Les astrocytes décident de la survie neuronale
Les chercheurs ont également noté que « la singularité de la conception de l'expérience permettait aux cellules astrogliales de décider quand, où et en quelle quantité produire et donner du BDNF à des zones du cerveau altérées ». Par conséquent, « les caractéristiques génétiques du malade peuvent influer de manière endogène et autorégulée la dose et les autres dynamiques thérapeutiques nécessaires pour un traitement personnalisé ».
Bien que l'utilisation de ce traitement soit encore loin d'être possible chez l'homme, les chercheurs remarquent que l'utilisation d'astrocytes constitués à partir de cellules souches pluripotentes induites pourrait être une stratégie thérapeutique prometteuse à explorer.
D'autres maladies neurodégénératives
« Une des possibilités serait de détourner les cellules souches induites de la peau des patients, puis de les modifier génétiquement in vitro pour qu’elles expriment le BDNF sous le contrôle du promoteur GFAP. La dernière étape serait de les différencier et de les déplacer dans les zones du cerveau les plus altérées des malades pour améliorer la survie et le bon fonctionnement des neurones qui restent, note Albert Giralt.
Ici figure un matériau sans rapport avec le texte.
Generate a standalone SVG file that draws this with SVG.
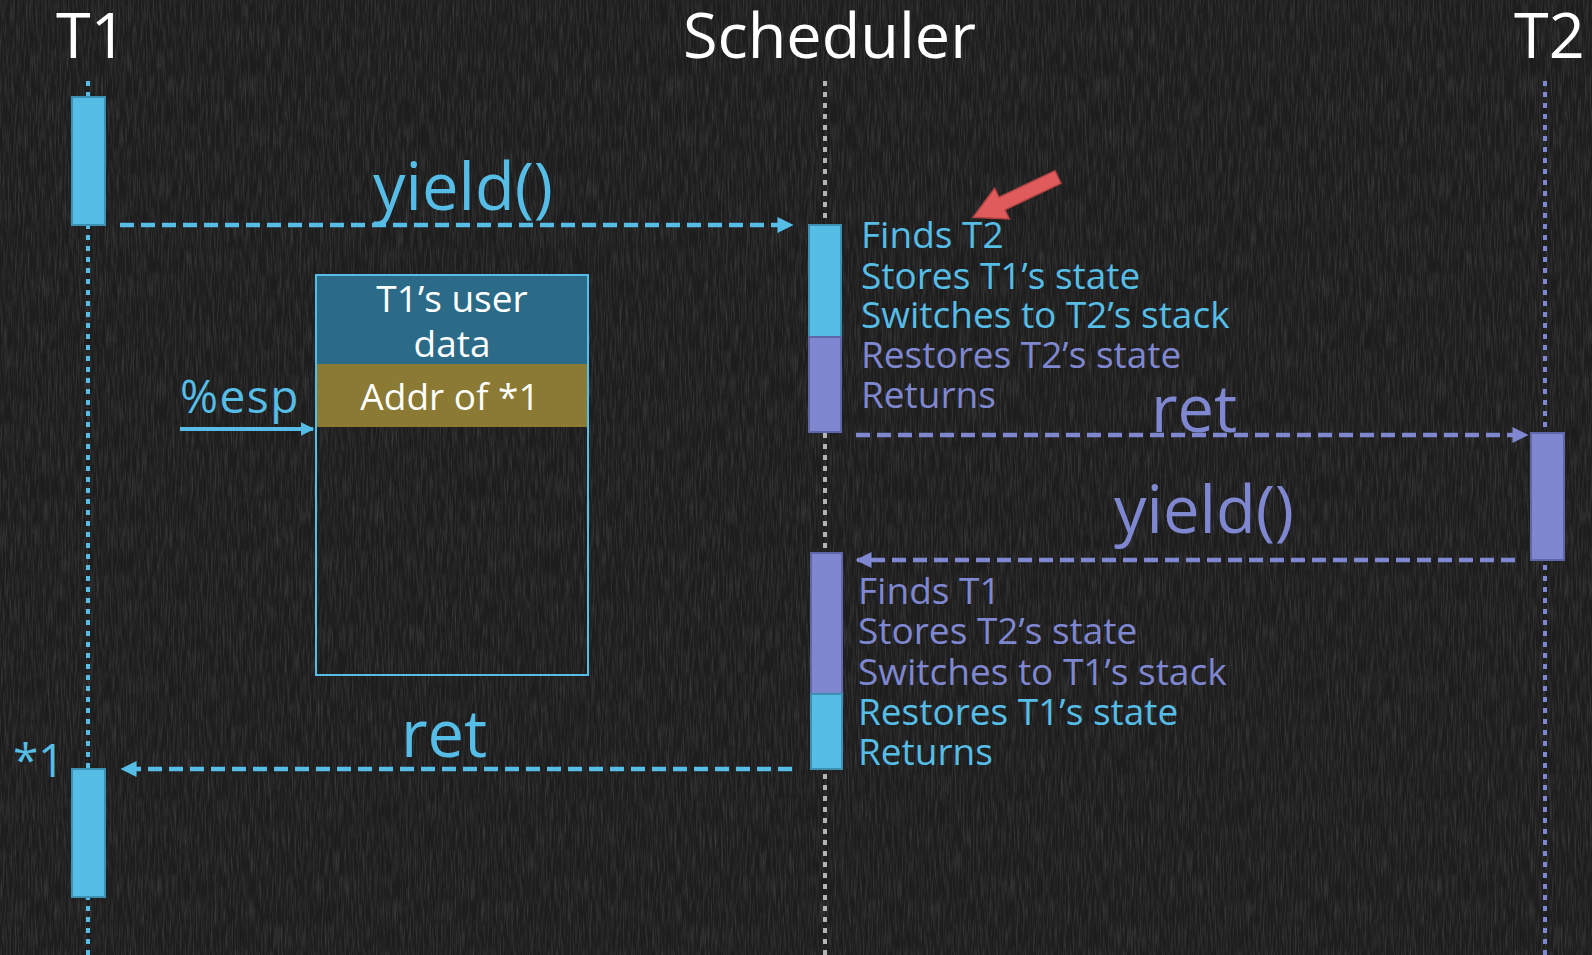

Cette étude qui considère l’impact des processus de neuro-inflammation permet de l’appliquer à d'autres maladies neurodégénératives. « Notre objectif est, d'une part, de rendre cette approche thérapeutique plausible pour une utilisation chez l'homme, et d'autre part, de présenter des approches similaires pour les maladies neurodégénératives dans lesquelles la neuro-inflammation est le principal symptôme », conclut le chercheur.